They did WHAT with my filing?
Just saw some activity on the Internet about a new Eastern District patent case ESN v. Cisco filed 10/15 or 10/16 (depending on who you ask). I don't know anything about the case or the controversy over the filing date, but let me offer a couple of observations. (That's the great thing about blogging - you can not know a darn thing about the facts ... but does that stop you? Nah!)
First of all, in reading posts on this I remembered that we're in the middle of switching to an online filing of cases system (it's optional now but after the current batch of local rules changes is reviewed by the judges next week it might become mandatory), and in the local rules committee discussion back in July a potential problem came up with the current system. Briefly, to file a complaint online under the current (or recent - some changes are occurring probably as we speak) you contact the clerk's office and they set your case up in the system, and then the case is actually filed when you electronically upload the complaint (you usually have 24 hours or thereabouts, and remember that it is the filing of the complaint that commences the case under FRCP 3).

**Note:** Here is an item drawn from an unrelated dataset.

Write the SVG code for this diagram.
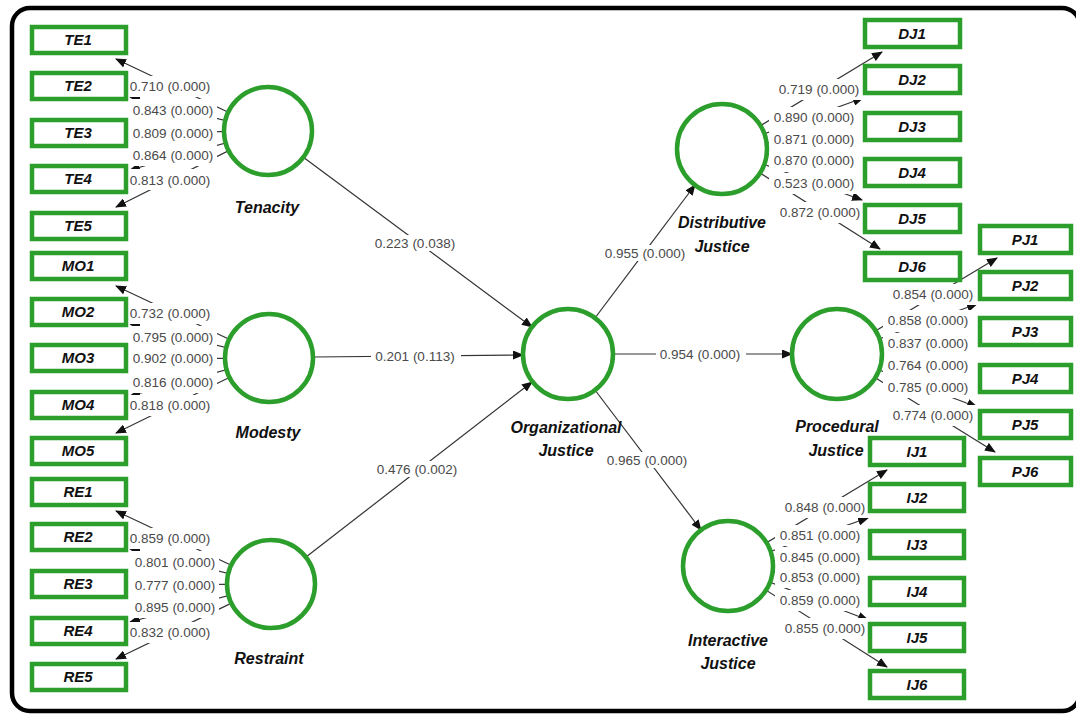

But I think the filing info is available online when they set it up. The significance of this is that if you are trying to file and time is of the essence - say a standstill agreement is expiring, or you're worried about someone DJing you, your intentions are broadcast to the world (or at least everyone that's trolling the Eastern District's dockets, which sometimes feels that way) a day before you actually file the case. That's why a lot of time-sensitive cases are not filed online, but rather are filed using the drop-box at the courthouse - a time-honored way of winning races to the courthouse dating back to the mid-1990's (long before the days of patent holding companies, when it was Fortune 500 companies slugging it out on both sides. So of course this is all perfectly aboveboard).
Many are the lawyers who have sat outside an ED drop box as midnight drew near, sticking pieces of paper in to see what time the stamp had, and then frantically jamming in complaints once the time switched to midnight to save that all-important 12:00 time (there's actually an opinion by Judge Folsom back in 1996 that waxes poetic about this happening on a cold New Year's Eve in Tyler "as champagne corks popped and shots rang out welcoming the stroke of midnight" as His Honor put it, as local residents fired off firearms into the night to celebrate the new year). Another tactic used in the Northern District of Texas,
as I recall, was getting a clerk to take a file stamp home and then
having them file-stamp on New Year's Day, assuming that since it was a
holiday the yahoos from the Eastern District on the other side would then be second-filed. That
particular game of rock-paper-drop box was played out in 1996, and the
drop box (and the yahoos) won.
But I digress ... I wonder if that might be what happened here - the materials to set up the file were sent over 10/15, then the complaint was electronically uploaded - which is the actual commencement of the case under FRCP 3 - on 10/16. But in the interim Cisco saw the file set up online (or maybe they didn't and they just guessed right) and got a DJ on file elsewhere (whether it was before or after the ESN filing - assuming that that's what happened - I have no idea, but that's immensely important). So all this talk on the Internet about manufacturing subject matter jurisdiction by post-dating the complaint to 10/.16 may be missing the point - under the clerk's office's procedures the thing may not have been filed till 10/16 - all the stamping and dating on the materials that were delivered to the clerk's office to set up the case won't matter if they were not the "filing" of the complaint, but merely setting up the file for an online filing the next day, per the local requirements for electronic filing. Nor will it matter (in my opinion, although since under the Supreme Court's recent decision in Bowles v. Russell, 127 S.Ct. 2360, 2363 (2007) "you screwed up, you trusted us" is a valid excuse when someone gets executed due to a mistake by court staff, it's hard to see why you couldn't lose a first to file race because the clerk's office filed a complaint they weren't supposed to) how the clerk did or didn't docket isn't relevant - the time of the online filing of the complaint is what matters. But it wouldn't be the first time that what was intended to happen didn't happen, if that's what happened.
Just a heads up in case you see more about this - there may be some clerk's office procedures that made the case look like it was filed 10/15, when the court's file was in fact administratively opened then, but the actual filing pursuant to FRCP 3 didn't occur till the next day. But what happened here I just don't know.
I'm just morbidly curious to see how it turns out, because this is exactly the nightmare scenario we actually discussed in a local rules committee meeting three months ago, and designed the proposed new rules to prevent. I can hardly wait to see how it comes out!